ITSM Autopilot Team2 min read
Shift Leftservice deskITSMautomationself-service

One day a service desk employee came up to me with a question I never forgot: "It is getting really quiet here. Do you still have work for us?"

That was the moment Shift Left proved itself. Not in a dashboard, not in a report, but in a team that suddenly had room to breathe.

Where it started

Shift Left grew out of three problems you probably recognize:

  • developers were stuck doing operational work
  • support teams wanted to grow, but kept doing the same tasks
  • the organization wanted to deliver faster without endlessly adding people
The idea: let work land where it can be solved fastest and cheapest. Not higher up the chain, but lower.

The movement

Work shifted, one step at a time:

Development, to application management, to service desk, to self-service.

Developers got time back for projects. Application and support teams got more challenging work. End users gained more autonomy. Everyone moved up a step, and nobody stayed stuck in work that really belonged somewhere else.

The trap

This is where it often goes wrong. Shift Left becomes an excuse to push work down forever. Each department shoves its work one layer further, and eventually it all lands on the end user. To the department that feels efficient. To the user it is a burden.

Shift Left is powerful when it stays balanced. It fails the moment pushing work down becomes the goal.

The lesson

The real goal is not moving work. The real goal is removing unnecessary work.

A ticket that never needs to exist beats a ticket you cleverly route. A task you can automate beats a task you neatly hand to the right person. Before you shift work, ask the question: does this work need to happen at all?
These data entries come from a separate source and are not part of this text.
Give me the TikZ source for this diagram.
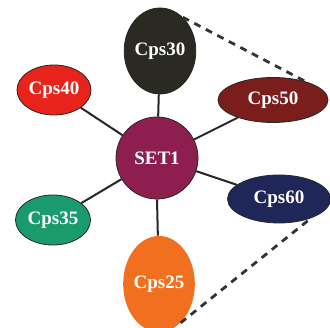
\documentclass[tikz,border=0pt]{standalone}
\usepackage{fontspec}
\setmainfont{Liberation Serif}
\usetikzlibrary{shapes.geometric}
\definecolor{cblack}{HTML}{2B2A22}
\definecolor{cred}{HTML}{E8231C}
\definecolor{cmaroon}{HTML}{7A1E1C}
\definecolor{cnavy}{HTML}{1F2658}
\definecolor{cgreen}{HTML}{1A9B6E}
\definecolor{corange}{HTML}{F0701F}
\definecolor{cset}{HTML}{8E1E50}
\definecolor{cdash}{HTML}{333333}
\begin{document}
\begin{tikzpicture}[x=1pt,y=-1pt,
  blob/.style={ellipse,draw=black!85,line width=0.8pt,text=white,inner sep=0pt,
    font=\fontsize{19}{19}\selectfont\bfseries},
  spoke/.style={line width=2pt,draw=black!85},
  dashlink/.style={line width=2.8pt,draw=cdash,dash pattern=on 7pt off 6pt}]
\useasboundingbox (0,0) rectangle (330,328);
\node[circle,draw=black!85,line width=0.8pt,fill=cset,minimum size=82pt,inner sep=0pt,
  text=white,font=\fontsize{19}{19}\selectfont\bfseries] (set) at (157,158) {SET1};
\node[blob,fill=cblack,minimum width=58pt,minimum height=86pt] (c30) at (160,51) {Cps30};
\node[blob,fill=cred,minimum width=74pt,minimum height=50pt] (c40) at (54,90) {Cps40};
\node[blob,fill=cmaroon,minimum width=110pt,minimum height=45pt] (c50) at (273,100) {Cps50};
\node[blob,fill=cnavy,minimum width=103pt,minimum height=48pt] (c60) at (279,199) {Cps60};
\node[blob,fill=cgreen,minimum width=75pt,minimum height=50pt] (c35) at (53,220) {Cps35};
\node[blob,fill=corange,draw=none,minimum width=58pt,minimum height=96pt] (c25) at (159,284) {Cps25};
\draw[spoke] (set) -- (c30);
\draw[spoke] (set) -- (c40);
\draw[spoke] (set) -- (c50);
\draw[spoke] (set) -- (c60);
\draw[spoke] (set) -- (c35);
\draw[spoke] (set.south) -- (c25);
\draw[dashlink] (c30.56) -- (c50.30);
\draw[dashlink] (c25.-61) -- (c60.-31);
\end{tikzpicture}
\end{document}
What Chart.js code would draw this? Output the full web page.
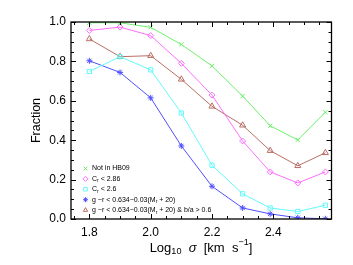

That question, why do we actually do it this way, sits at the root of everything we built afterwards.

From principle to practice

Shift Left is about removing work. That is exactly where AI agents now make the difference on the service desk. The repetitive, administrative work, classifying, routing, looking up knowledge, no longer needs a human.

Real service by real people. Administrative work by machines. That is how the service desk gets quiet, and how your team keeps time for the conversations that actually matter.